▶ _GIVEN INSTRUCTION_
Tally the lines below that contain the word "size", and give only that number.
────────────────────────────────────────
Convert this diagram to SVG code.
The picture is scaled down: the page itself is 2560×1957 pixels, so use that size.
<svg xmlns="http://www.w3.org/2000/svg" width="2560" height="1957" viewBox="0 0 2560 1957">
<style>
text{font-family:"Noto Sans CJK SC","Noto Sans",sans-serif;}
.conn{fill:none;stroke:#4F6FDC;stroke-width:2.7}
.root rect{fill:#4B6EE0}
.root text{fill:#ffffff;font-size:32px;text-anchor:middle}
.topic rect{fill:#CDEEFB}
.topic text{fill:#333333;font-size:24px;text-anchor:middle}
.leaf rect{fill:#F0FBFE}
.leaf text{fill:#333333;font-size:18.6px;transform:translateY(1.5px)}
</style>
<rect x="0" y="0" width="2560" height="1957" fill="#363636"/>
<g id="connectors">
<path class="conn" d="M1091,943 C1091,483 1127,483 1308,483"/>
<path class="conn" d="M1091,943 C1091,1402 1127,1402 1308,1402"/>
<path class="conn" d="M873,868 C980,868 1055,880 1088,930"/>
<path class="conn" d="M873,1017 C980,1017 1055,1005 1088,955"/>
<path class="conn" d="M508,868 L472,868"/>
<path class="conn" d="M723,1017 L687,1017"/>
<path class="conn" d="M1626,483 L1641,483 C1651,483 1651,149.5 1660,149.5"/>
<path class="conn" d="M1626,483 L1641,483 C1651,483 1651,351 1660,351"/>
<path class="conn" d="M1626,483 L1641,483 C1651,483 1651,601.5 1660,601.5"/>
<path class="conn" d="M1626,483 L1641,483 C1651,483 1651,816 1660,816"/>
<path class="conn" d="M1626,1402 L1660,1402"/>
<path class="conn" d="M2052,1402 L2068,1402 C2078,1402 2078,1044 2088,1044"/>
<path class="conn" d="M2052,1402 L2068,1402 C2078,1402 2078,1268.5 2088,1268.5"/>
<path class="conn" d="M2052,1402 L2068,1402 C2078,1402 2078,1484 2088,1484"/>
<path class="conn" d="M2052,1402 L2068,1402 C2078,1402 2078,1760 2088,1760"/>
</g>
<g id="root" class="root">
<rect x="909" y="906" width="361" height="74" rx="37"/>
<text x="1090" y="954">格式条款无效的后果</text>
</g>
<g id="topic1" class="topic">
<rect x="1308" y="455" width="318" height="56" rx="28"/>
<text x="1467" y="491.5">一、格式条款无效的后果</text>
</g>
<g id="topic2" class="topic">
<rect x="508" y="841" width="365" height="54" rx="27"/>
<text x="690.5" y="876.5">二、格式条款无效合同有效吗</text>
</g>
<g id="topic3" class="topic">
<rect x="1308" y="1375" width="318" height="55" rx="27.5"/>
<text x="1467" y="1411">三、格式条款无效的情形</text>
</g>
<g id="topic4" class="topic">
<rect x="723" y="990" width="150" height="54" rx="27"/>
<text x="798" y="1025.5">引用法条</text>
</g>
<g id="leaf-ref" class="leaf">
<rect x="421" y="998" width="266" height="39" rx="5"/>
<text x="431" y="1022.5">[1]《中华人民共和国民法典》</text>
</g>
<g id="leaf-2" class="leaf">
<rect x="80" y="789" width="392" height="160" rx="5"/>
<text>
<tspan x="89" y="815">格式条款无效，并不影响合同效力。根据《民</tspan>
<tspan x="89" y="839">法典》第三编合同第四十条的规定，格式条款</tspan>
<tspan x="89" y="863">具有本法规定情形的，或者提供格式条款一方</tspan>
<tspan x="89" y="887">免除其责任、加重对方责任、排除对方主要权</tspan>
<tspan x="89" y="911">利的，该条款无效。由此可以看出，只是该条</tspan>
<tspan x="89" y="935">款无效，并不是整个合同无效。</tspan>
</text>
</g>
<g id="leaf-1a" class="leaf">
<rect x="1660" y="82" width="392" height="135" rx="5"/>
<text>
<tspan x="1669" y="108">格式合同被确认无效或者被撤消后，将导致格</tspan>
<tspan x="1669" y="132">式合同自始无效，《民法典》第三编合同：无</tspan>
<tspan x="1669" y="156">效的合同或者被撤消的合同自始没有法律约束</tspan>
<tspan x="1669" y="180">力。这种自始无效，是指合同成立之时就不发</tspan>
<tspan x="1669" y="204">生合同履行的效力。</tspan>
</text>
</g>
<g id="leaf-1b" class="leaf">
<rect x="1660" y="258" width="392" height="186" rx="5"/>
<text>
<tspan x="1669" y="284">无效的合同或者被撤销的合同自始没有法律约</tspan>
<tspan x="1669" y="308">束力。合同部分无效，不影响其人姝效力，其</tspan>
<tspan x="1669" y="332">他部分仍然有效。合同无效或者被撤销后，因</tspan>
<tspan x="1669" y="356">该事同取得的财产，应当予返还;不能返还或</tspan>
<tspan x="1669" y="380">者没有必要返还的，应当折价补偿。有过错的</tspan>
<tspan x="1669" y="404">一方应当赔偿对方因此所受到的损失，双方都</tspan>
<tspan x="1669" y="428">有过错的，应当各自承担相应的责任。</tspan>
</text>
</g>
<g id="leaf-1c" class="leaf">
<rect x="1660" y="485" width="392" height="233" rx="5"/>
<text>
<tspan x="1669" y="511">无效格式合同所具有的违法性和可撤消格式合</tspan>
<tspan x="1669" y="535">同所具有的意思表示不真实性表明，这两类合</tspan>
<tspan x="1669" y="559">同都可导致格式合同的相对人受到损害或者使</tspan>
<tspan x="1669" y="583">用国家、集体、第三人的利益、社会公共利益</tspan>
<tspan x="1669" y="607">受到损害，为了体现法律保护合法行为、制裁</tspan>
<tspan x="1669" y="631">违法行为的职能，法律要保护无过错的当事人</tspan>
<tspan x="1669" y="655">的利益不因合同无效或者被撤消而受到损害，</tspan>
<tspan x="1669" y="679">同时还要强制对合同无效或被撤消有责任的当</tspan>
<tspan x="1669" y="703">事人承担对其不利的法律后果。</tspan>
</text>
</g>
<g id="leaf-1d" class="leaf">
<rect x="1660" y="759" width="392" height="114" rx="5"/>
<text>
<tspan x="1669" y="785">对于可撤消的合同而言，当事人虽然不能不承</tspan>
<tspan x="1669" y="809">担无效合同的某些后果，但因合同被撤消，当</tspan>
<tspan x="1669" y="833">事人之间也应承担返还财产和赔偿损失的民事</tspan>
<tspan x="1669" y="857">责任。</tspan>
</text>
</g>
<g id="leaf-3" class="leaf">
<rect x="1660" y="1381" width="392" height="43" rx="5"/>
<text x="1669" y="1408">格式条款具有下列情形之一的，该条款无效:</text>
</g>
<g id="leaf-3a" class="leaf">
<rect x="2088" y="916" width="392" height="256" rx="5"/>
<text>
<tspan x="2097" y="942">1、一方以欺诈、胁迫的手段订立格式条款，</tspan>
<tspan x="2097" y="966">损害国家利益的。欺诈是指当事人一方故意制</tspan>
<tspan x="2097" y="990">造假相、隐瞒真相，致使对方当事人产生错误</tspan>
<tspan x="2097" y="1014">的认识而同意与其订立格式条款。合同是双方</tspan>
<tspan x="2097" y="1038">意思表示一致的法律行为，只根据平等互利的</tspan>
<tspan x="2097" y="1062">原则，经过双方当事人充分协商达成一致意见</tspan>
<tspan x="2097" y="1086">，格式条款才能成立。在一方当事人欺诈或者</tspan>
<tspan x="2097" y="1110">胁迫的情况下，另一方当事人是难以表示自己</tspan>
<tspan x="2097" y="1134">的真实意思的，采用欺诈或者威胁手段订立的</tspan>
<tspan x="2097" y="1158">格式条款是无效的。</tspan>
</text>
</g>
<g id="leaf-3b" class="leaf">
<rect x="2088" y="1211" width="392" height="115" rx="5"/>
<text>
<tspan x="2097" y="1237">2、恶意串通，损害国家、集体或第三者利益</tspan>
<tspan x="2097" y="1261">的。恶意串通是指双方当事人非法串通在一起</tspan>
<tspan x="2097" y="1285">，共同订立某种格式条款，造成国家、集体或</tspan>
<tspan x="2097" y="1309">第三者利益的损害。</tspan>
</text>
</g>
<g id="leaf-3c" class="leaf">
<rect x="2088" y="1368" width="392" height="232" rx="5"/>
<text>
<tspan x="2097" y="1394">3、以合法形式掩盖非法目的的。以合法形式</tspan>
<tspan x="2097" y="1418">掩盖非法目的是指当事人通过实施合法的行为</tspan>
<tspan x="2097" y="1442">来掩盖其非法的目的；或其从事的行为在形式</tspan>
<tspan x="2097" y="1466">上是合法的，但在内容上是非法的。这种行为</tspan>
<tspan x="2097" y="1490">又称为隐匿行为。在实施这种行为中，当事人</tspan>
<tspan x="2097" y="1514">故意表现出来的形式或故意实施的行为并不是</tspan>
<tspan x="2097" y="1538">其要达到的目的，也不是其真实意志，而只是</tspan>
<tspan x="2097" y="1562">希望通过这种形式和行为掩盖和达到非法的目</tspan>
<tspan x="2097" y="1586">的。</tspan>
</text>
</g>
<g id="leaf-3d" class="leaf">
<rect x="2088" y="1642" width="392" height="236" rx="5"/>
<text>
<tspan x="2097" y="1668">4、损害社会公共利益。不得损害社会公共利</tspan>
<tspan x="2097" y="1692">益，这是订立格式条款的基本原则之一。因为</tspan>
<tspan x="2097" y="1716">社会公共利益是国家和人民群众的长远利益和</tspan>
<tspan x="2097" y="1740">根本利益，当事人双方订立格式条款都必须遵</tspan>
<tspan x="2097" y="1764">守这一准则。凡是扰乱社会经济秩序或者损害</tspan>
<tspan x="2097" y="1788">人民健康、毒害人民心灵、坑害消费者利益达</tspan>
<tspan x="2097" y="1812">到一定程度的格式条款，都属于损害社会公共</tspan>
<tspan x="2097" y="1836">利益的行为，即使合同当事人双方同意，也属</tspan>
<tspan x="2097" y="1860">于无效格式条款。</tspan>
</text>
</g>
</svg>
────────────────────────────────────────
▶ _SOLUTION BELOW_
4